Nowa jakość weszła do mediów narodowych. Już po pierwszych emisjach programów informacyjnych widać, jak zmienił się ich charakter i nie chodzi tylko o politykę.

Gdy przed Świętami włączyłem „Panoramę” na TVP2, prowadzoną przez Hannę Lis, po mniej więcej połowie, musiałem wyprosić dzieci sprzed telewizora. Z ekranu sączyło się samo zło: gwałty, morderstwa, podpalenia. A potem świeże informacje z KOD i PO. Takie były zainteresowania gwiazd telewizji pseudopublicznej.

Od początku tego tygodnia jest już zupełnie nowa jakość. Więcej informacji pozytywnych – o osiągnięciach Polaków, działalności charytatywnej, pięknej zimie. W końcu można się dowiedzieć co robi rząd i prezydent. No i zniknęły agresywne twarze opozycjonistów, sączących jad i podziały wśród Polaków. Idzie lepsze i nikt tego nie powstrzyma.

Podczas, gdy w Polsce media odzyskują swoją pierwotną – informacyjną funkcję, w Niemczech kwitnie cenzura, a obywatele, aby czegokolwiek się dowiedzieć – muszą sięgać do Internetu. Rząd niemiecki ograniczył wolność słowa i zakazał publikowania skandalicznie negatywnych informacji o gwałtach i masowym molestowaniu niemieckich kobiet przez imigrantów.
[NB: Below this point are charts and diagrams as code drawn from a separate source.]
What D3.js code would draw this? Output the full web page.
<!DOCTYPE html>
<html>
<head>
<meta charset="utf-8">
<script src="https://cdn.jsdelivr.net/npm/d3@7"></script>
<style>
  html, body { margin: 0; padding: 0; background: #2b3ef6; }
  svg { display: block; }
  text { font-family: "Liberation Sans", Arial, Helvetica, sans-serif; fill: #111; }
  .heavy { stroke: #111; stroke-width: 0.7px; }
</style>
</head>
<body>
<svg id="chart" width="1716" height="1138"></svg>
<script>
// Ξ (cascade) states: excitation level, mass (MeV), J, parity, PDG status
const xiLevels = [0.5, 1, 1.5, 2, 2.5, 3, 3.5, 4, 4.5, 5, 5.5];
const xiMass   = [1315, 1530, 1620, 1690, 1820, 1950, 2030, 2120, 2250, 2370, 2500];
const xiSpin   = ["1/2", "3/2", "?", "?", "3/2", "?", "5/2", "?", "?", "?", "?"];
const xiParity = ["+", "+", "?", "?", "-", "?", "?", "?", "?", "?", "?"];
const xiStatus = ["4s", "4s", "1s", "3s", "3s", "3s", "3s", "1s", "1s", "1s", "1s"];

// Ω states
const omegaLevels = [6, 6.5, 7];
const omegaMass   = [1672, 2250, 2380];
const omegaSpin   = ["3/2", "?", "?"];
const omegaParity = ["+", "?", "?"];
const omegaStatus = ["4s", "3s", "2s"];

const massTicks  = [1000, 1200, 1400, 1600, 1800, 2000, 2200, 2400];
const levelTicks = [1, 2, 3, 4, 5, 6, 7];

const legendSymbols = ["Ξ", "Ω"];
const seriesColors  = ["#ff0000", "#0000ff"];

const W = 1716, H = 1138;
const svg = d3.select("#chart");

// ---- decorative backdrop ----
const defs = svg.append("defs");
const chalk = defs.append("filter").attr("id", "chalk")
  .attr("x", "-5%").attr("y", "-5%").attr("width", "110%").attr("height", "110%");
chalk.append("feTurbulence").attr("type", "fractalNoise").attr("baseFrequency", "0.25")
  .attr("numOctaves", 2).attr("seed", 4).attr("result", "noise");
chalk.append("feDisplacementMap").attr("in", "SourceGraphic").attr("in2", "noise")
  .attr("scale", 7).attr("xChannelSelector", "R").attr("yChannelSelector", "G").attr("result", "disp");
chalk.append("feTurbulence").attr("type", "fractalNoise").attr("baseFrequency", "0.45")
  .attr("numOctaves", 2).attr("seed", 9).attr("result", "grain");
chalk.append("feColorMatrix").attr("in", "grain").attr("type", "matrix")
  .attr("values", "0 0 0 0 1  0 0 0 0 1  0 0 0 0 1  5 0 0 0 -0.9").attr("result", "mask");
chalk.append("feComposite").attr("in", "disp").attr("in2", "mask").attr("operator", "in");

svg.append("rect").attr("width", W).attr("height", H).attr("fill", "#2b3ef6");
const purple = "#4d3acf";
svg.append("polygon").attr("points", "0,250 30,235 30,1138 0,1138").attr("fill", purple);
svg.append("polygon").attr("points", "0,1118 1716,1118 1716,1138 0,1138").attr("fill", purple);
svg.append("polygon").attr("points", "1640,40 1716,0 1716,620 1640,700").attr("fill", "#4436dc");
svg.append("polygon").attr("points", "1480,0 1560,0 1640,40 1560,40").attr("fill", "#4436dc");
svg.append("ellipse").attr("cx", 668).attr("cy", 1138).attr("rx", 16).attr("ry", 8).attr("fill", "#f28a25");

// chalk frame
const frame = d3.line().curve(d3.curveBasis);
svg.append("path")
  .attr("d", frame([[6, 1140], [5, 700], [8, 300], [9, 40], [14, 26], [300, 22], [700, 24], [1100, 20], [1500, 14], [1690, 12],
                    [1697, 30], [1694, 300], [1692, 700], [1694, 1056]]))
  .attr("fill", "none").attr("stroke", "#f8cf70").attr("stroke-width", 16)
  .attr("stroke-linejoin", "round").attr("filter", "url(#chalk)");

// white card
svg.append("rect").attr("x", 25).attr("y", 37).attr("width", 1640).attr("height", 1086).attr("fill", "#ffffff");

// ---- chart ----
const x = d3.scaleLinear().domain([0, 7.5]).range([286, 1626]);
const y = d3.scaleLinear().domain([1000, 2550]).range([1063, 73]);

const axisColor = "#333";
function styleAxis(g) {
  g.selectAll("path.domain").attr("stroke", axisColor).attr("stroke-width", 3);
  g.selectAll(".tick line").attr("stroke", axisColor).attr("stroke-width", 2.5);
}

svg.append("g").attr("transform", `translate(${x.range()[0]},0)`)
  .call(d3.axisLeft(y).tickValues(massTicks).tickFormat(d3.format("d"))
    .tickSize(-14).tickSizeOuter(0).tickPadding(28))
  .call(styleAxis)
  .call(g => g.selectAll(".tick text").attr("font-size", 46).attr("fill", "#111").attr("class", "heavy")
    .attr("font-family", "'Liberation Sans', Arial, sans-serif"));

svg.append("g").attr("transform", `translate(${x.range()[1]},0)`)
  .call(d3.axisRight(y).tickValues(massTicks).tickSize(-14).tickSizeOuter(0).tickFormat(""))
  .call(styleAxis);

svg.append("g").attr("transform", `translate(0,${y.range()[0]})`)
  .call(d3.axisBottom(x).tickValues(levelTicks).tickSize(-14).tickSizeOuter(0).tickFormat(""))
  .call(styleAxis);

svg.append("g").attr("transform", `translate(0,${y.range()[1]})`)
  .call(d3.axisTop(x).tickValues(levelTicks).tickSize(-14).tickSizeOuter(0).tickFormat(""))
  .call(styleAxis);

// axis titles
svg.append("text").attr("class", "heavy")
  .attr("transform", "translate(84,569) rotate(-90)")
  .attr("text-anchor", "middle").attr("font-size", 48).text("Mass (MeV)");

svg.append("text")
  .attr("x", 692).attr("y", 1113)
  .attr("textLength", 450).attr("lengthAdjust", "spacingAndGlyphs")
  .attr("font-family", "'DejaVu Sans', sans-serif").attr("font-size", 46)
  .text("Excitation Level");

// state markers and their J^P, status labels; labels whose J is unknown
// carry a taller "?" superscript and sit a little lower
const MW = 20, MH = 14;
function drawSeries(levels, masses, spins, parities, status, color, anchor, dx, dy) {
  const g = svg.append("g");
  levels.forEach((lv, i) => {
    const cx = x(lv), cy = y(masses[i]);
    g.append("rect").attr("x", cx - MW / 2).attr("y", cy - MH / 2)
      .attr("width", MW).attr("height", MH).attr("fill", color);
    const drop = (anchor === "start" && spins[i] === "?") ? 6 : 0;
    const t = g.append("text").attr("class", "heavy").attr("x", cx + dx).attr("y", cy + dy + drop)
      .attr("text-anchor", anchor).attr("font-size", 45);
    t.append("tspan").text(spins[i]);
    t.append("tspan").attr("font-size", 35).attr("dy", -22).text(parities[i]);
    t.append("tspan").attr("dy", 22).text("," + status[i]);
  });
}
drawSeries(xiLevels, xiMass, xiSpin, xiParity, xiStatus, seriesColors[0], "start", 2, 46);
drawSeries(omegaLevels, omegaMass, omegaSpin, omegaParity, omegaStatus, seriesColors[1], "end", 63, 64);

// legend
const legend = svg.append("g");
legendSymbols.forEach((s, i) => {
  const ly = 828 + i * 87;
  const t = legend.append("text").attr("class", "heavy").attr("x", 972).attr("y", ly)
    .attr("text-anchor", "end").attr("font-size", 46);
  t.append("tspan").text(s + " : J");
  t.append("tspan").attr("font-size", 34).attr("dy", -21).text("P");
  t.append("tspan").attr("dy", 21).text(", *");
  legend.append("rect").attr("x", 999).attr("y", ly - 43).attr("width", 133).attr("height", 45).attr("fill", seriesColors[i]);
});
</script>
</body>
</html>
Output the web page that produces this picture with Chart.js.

W Internecie krążą przerażające filmiki z sylwestrowej nocy w Kolonii czy Berlinie, kręcone przez zdezorientowanych obywateli, zostawionych samych sobie przez rząd Angeli Merkel i kapitulującą przed agresywnymi muzułmaniami policję. Sceny z Berlina przypominają regularną wojnę. Ulice w dymie. Uciekające matki z wózkami. Młodzi islamiści strzelający z rac w przechodniów i samochody, strzelający także z pistoletów!

Na naszych oczach realizuje się kolejny scenariusz, tym razem z powieści Houllebecq’a „Uległość”, gdzie w obliczu wojny domowej z mniejszością muzułmańską, rząd Francji cenzuruje negatywne informacje, aby nie wywoływać paniki wśród obywateli. To ostatnie chwili republiki. Czy podobne zdarzenia będą miały miejsce w Niemczech?

Czy palącą kwestią wolności mediów w Niemczech nie powinna zająć się natychmiast Unia Europejska? Czy Berlin nie wymaga nadzoru Brukseli w kwestii zapewnienia bezpieczeństwa swoim obywatelom? A może Polska powinna wysłać do Niemiec swoją policję i wojsko, aby chroniły mniejszość polską przed prześladowaniami ze strony muzułmanów? Czekamy na odpowiedź ze strony niemieckich polityków.